Cosimo Cinieri rivive con struggente e rabbiosa verità i versi pasoliniani,
alla stregua di un antico-modernissimo rapsodo. Lo accompagna una band di virtuosi solisti, contagiati da
sonate bachiane, ritmi di balera e canzonette da jukebox di periferia, che richiamano atmosfere di quel mondo
contadino o emarginato tanto amato dal poeta: le musiche sono citazioni dei
suoi film, orchestrate da Domenico
Virgili (Violino tzigano, Fenesta ‘ca lucive, Il mio canto libero,
l’Adagio di Albinoni, Chopin: il Valzer op.34N°2, il Blue distorto Dark was the night di Blind Willie Johnson,
Sempre libera degg’io della Traviata, Amado mio, di Bach il Siciliano, il
valzer di Salò: Danzi: Son tanto triste, ecc.).
Nelle maglie della narrazione si
intrecciano alcune delle sue canzoni più belle (Che cosa sono le nuvole? I ragazzi giù nel campo, Chi è un Teddy Boy?
Danza de li sette veli, Il valzer della toppa, Cristo al Mandrione),
interpretate da Gianni De Feo con
lirismo appassionato e scopertamente ambiguo, testimonianza di una “diversità” da Pasolini stesso
dichiarata, a volte vissuta come ferita esistenziale e che pagò con la propria
vita.
Lavorando sulle frequenze
musicali e vocali, verrà visualizzato sullo schermo il calendario di PPP. Una
foto per ogni mese, giusto giusto per ogni capitolo del nostro testo. Ridotto a
icona di massa, come una qualsiasi velina, come Che Guevara, stampato sulle
t-shirt che i ragazzi di oggi portano allegramente senza sapere neanche chi
sia.
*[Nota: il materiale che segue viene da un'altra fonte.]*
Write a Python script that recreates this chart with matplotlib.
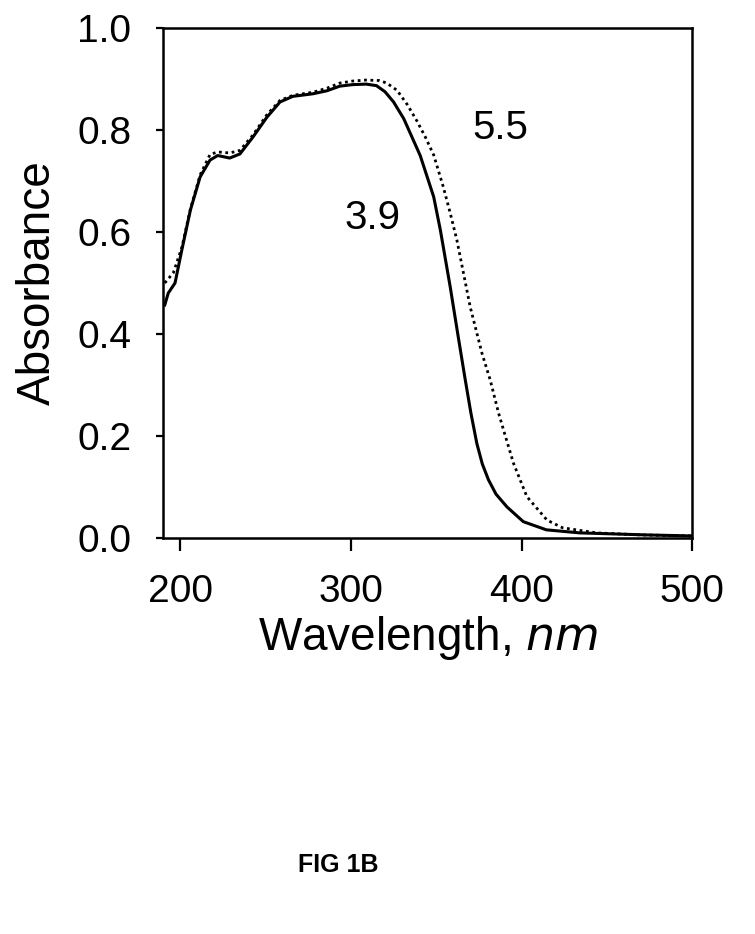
import matplotlib
matplotlib.use("Agg")
import matplotlib.pyplot as plt

plt.rcParams["font.family"] = ["Liberation Sans", "DejaVu Sans"]

# pH 3.9 (solid)
wl_39 = [191, 193, 197, 201, 206, 211.7, 217.5, 222, 229, 235, 242.6, 250.8, 258.5,
         266, 277.7, 286, 293.5, 301, 309, 315, 320, 325, 331, 340.6, 348.5,
         352.4, 358.2, 362.9, 367, 370.3, 373.8, 377, 380.6, 385, 391.4, 401, 414.5,
         434, 473, 500]
abs_39 = [0.457, 0.48, 0.50, 0.565, 0.643, 0.708, 0.741, 0.75, 0.745, 0.753, 0.786,
          0.825, 0.855, 0.866, 0.871, 0.877, 0.886, 0.889, 0.890, 0.887, 0.875, 0.855,
          0.822, 0.750, 0.669, 0.604, 0.492, 0.394, 0.31, 0.245, 0.185, 0.145, 0.114,
          0.086, 0.061, 0.032, 0.016, 0.01, 0.006, 0.004]

# pH 5.5 (dotted)
wl_55 = [191, 196, 201, 206, 211.7, 217.5, 222, 229, 235, 242.6, 250.8, 258.5, 266,
         277.7, 286, 293.5, 301, 309, 316.7, 321, 327, 333, 338.8, 343.5, 348.5, 354,
         358.2, 362.1, 369.9, 376.8, 381.6, 386.5, 389.4, 395.3, 403.1, 414.9, 424,
         444, 470, 500]
abs_55 = [0.50, 0.52, 0.57, 0.645, 0.712, 0.752, 0.757, 0.755, 0.76, 0.79, 0.83,
          0.858, 0.868, 0.874, 0.882, 0.892, 0.896, 0.898, 0.897, 0.892, 0.878, 0.85,
          0.817, 0.787, 0.751, 0.69, 0.637, 0.584, 0.453, 0.362, 0.31, 0.245, 0.212,
          0.146, 0.081, 0.035, 0.02, 0.01, 0.006, 0.004]

xticks = [200, 300, 400, 500]
yticks = [0.0, 0.2, 0.4, 0.6, 0.8, 1.0]

fig = plt.figure(figsize=(7.55, 9.34), dpi=100)
ax = fig.add_axes([0.216, 0.424, 0.701, 0.546])

ax.plot(wl_39, abs_39, color="black", lw=2.2, solid_joinstyle="round")
ax.plot(wl_55, abs_55, color="black", lw=2.0, linestyle=(0, (1, 1.3)))

ax.set_xlim(190, 500)
ax.set_ylim(0, 1.0)
ax.set_xticks(xticks)
ax.set_yticks(yticks)
ax.set_yticklabels([f"{v:.1f}" for v in yticks])
for s in ax.spines.values():
    s.set_linewidth(1.8)
ax.tick_params(axis="x", direction="out", length=9, width=1.6, pad=17, labelsize=28)
ax.tick_params(axis="y", direction="out", length=5, width=1.6, pad=18, labelsize=28)

ax.set_xlabel("Wavelength, $\\it{nm}$", fontsize=33, labelpad=3)
ax.set_ylabel("Absorbance", fontsize=33, labelpad=12)

ax.text(387.5, 0.804, "5.5", fontsize=29, ha="center", va="center")
ax.text(312.5, 0.627, "3.9", fontsize=29, ha="center", va="center")

fig.text(0.448, 0.074, "FIG 1B", fontsize=18, fontweight="bold", ha="center", va="center")

fig.savefig("out.png", dpi=100)
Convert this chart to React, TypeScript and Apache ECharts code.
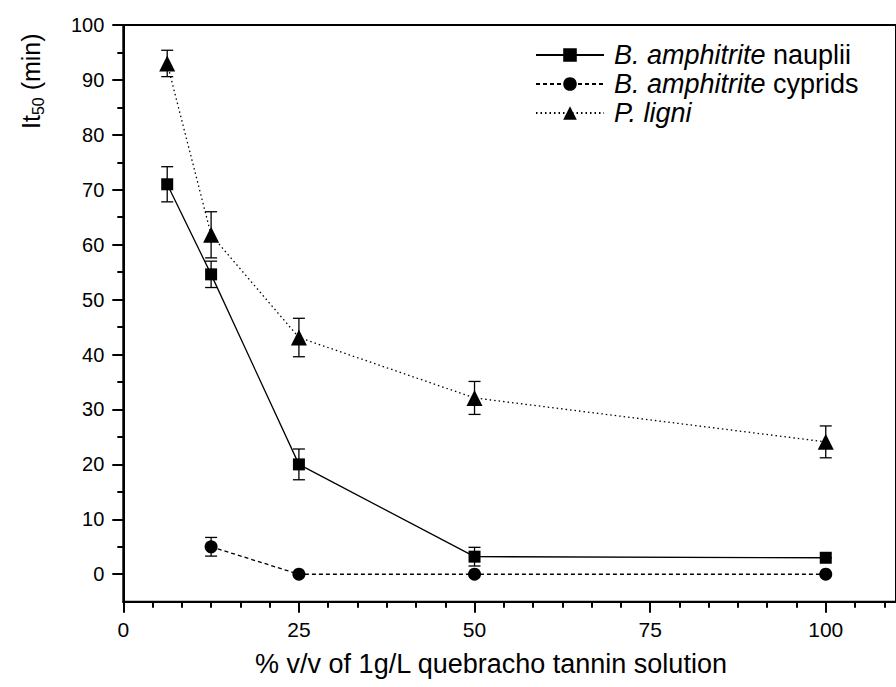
import React, { useEffect, useRef } from "react";
import * as echarts from "echarts";

const concentrations = [6.25, 12.5, 25, 50, 100];
const naupliiMean = [71, 54.6, 20, 3.2, 3.0];
const naupliiErr = [3.2, 2.4, 2.8, 1.7, 0];
const cypridConc = [12.5, 25, 50, 100];
const cypridMean = [5, 0, 0, 0];
const cypridErr = [1.7, 0, 0, 0];
const ligniMean = [93, 61.8, 43.1, 32.1, 24.1];
const ligniErr = [2.4, 4.2, 3.5, 3.0, 2.9];

const xMajorTicks = [0, 25, 50, 75, 100];
const yMajorTicks = [0, 10, 20, 30, 40, 50, 60, 70, 80, 90, 100];

const seriesNames = [
  "B. amphitrite nauplii",
  "B. amphitrite cyprids",
  "P. ligni",
];
const legendLabels: Record<string, string> = {
  "B. amphitrite nauplii": "{i|B. amphitrite}{n| nauplii}",
  "B. amphitrite cyprids": "{i|B. amphitrite}{n| cyprids}",
  "P. ligni": "{i|P. ligni}",
};
const xTitle = "% v/v of 1g/L quebracho tannin solution";
const yTitleParts = ["It", "50", " (min)"];

const FONT = "'Liberation Sans', Arial, sans-serif";

function measure(text: string, size: number) {
  const c = document.createElement("canvas").getContext("2d");
  if (!c) return text.length * size * 0.5;
  c.font = `${size}px "Liberation Sans", Arial, sans-serif`;
  return c.measureText(text).width;
}

function errorSeries(xs: number[], means: number[], errs: number[]) {
  const data = xs.map((x, i) => [x, means[i] - errs[i], means[i] + errs[i]]);
  return {
    type: "custom",
    z: 1,
    silent: true,
    renderItem: (params: any, api: any) => {
      const x = api.value(0);
      const lo = api.coord([x, api.value(1)]);
      const hi = api.coord([x, api.value(2)]);
      const hw = 6;
      const style = { stroke: "#000", lineWidth: 1.3 };
      return {
        type: "group",
        children: [
          { type: "line", shape: { x1: lo[0], y1: lo[1], x2: hi[0], y2: hi[1] }, style },
          { type: "line", shape: { x1: lo[0] - hw, y1: lo[1], x2: lo[0] + hw, y2: lo[1] }, style },
          { type: "line", shape: { x1: hi[0] - hw, y1: hi[1], x2: hi[0] + hw, y2: hi[1] }, style },
        ],
      };
    },
    encode: { x: 0, y: [1, 2] },
    data,
  };
}

export default function App() {
  const ref = useRef<HTMLDivElement>(null);
  useEffect(() => {
    if (!ref.current) return;
    const chart = echarts.init(ref.current, null, { renderer: "svg" });
    const xMinorStep = 25 / 6;
    const xMinor: number[] = [];
    for (let k = 1; k * xMinorStep < 110; k++) {
      if (k % 6 !== 0) xMinor.push(+(k * xMinorStep).toFixed(4));
    }
    const yMinor: number[] = [];
    for (let v = 5; v < 100; v += 10) yMinor.push(v);

    const gridPos = { left: 123.3, top: 25, bottom: 85.3, right: -8.3 };

    const ySize = 25;
    const subSize = 16;
    const w0 = measure(yTitleParts[0], ySize);
    const w1 = measure(yTitleParts[1], subSize);
    const yTitleX = 31;
    const yTitleBottom = 129;

    const tickStyle = { color: "#000", width: 2 };

    const rotText = (text: string, size: number, x: number, y: number) => ({
      type: "text",
      x,
      y,
      rotation: Math.PI / 2,
      style: {
        text,
        fontSize: size,
        fontFamily: FONT,
        fill: "#000",
        textAlign: "left",
        textVerticalAlign: "middle",
      },
    });

    const option: any = {
      animation: false,
      backgroundColor: "#fff",
      textStyle: { fontFamily: FONT, color: "#000" },
      grid: [
        { ...gridPos, show: true, borderColor: "#000", borderWidth: 2, containLabel: false },
        { ...gridPos, show: false, containLabel: false },
      ],
      xAxis: [
        {
          type: "value",
          gridIndex: 0,
          min: 0,
          max: 110,
          position: "bottom",
          splitLine: { show: false },
          axisLine: { show: true, onZero: false, lineStyle: { color: "#000", width: 2 } },
          axisTick: { show: true, customValues: xMajorTicks, length: 11, lineStyle: tickStyle },
          axisLabel: { customValues: xMajorTicks, color: "#000", fontSize: 21, fontFamily: FONT, margin: 17 },
        },
        {
          type: "value",
          gridIndex: 1,
          min: 0,
          max: 110,
          position: "bottom",
          splitLine: { show: false },
          axisLine: { show: false, onZero: false },
          axisTick: { show: true, customValues: xMinor, length: 6, lineStyle: tickStyle },
          axisLabel: { show: false },
        },
      ],
      yAxis: [
        {
          type: "value",
          gridIndex: 0,
          min: -5,
          max: 100,
          position: "left",
          splitLine: { show: false },
          axisLine: { show: true, onZero: false, lineStyle: { color: "#000", width: 2 } },
          axisTick: { show: true, customValues: yMajorTicks, length: 11, lineStyle: tickStyle },
          axisLabel: { customValues: yMajorTicks, color: "#000", fontSize: 20, fontFamily: FONT, margin: 19 },
        },
        {
          type: "value",
          gridIndex: 1,
          min: -5,
          max: 100,
          position: "left",
          splitLine: { show: false },
          axisLine: { show: false, onZero: false },
          axisTick: { show: true, customValues: yMinor, length: 6, lineStyle: tickStyle },
          axisLabel: { show: false },
        },
      ],
      legend: {
        orient: "vertical",
        left: 530,
        top: 36,
        itemWidth: 68,
        itemHeight: 17,
        itemGap: 1,
        data: seriesNames,
        formatter: (name: string) => legendLabels[name],
        textStyle: {
          fontSize: 27,
          lineHeight: 28,
          fontFamily: FONT,
          color: "#000",
          padding: [0, 0, 0, 5],
          rich: {
            i: { fontSize: 27, lineHeight: 28, fontStyle: "italic", fontFamily: FONT, color: "#000" },
            n: { fontSize: 27, lineHeight: 28, fontFamily: FONT, color: "#000" },
          },
        },
      },
      graphic: [
        {
          type: "text",
          x: 491,
          y: 664,
          style: {
            text: xTitle,
            fontSize: 27,
            fontFamily: FONT,
            fill: "#000",
            textAlign: "center",
            textVerticalAlign: "middle",
          },
        },
        rotText(yTitleParts[0], ySize, yTitleX, yTitleBottom),
        rotText(yTitleParts[1], subSize, yTitleX + 7, yTitleBottom - w0),
        rotText(yTitleParts[2], ySize, yTitleX, yTitleBottom - w0 - w1),
      ],
      series: [
        errorSeries(concentrations, naupliiMean, naupliiErr),
        errorSeries(cypridConc, cypridMean, cypridErr),
        errorSeries(concentrations, ligniMean, ligniErr),
        {
          name: seriesNames[0],
          type: "line",
          z: 2,
          data: concentrations.map((x, i) => [x, naupliiMean[i]]),
          symbol: "rect",
          symbolSize: 12,
          itemStyle: { color: "#000" },
          lineStyle: { color: "#000", width: 1.3, type: "solid" },
        },
        {
          name: seriesNames[1],
          type: "line",
          z: 2,
          data: cypridConc.map((x, i) => [x, cypridMean[i]]),
          symbol: "circle",
          symbolSize: 13,
          itemStyle: { color: "#000" },
          lineStyle: { color: "#000", width: 1.3, type: [4, 3] },
        },
        {
          name: seriesNames[2],
          type: "line",
          z: 2,
          data: concentrations.map((x, i) => [x, ligniMean[i]]),
          symbol: "triangle",
          symbolSize: 16,
          itemStyle: { color: "#000" },
          lineStyle: { color: "#000", width: 1.3, type: [1.5, 3] },
        },
      ],
    };
    chart.setOption(option);
    return () => chart.dispose();
  }, []);
  return (
    <div
      ref={ref}
      style={{ position: "fixed", left: 0, top: 0, width: 896, height: 687 }}
    />
  );
}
L’installazione è di Max Ciogli.
Giancarlino Benedetti Corcos è autore degli elementi
scenografici: l’altare/teatrino delle belle bandiere (stracci ridisegnati e
reinterpretati da lui), compresa la bandiera bianca contro Putin con la quale
Cosimo si soffierà il naso e l’altare/teatrino delle rose, sorta di
casotto-camerino d’attore con specchio e servomuto portante gli abiti di scena
del cantante. Fabiana Di Marco, impianto
scenico; Gian Maria Sposito, costumi;
Giannantonio Marcon, video; Daniele Lanci, foto di scena.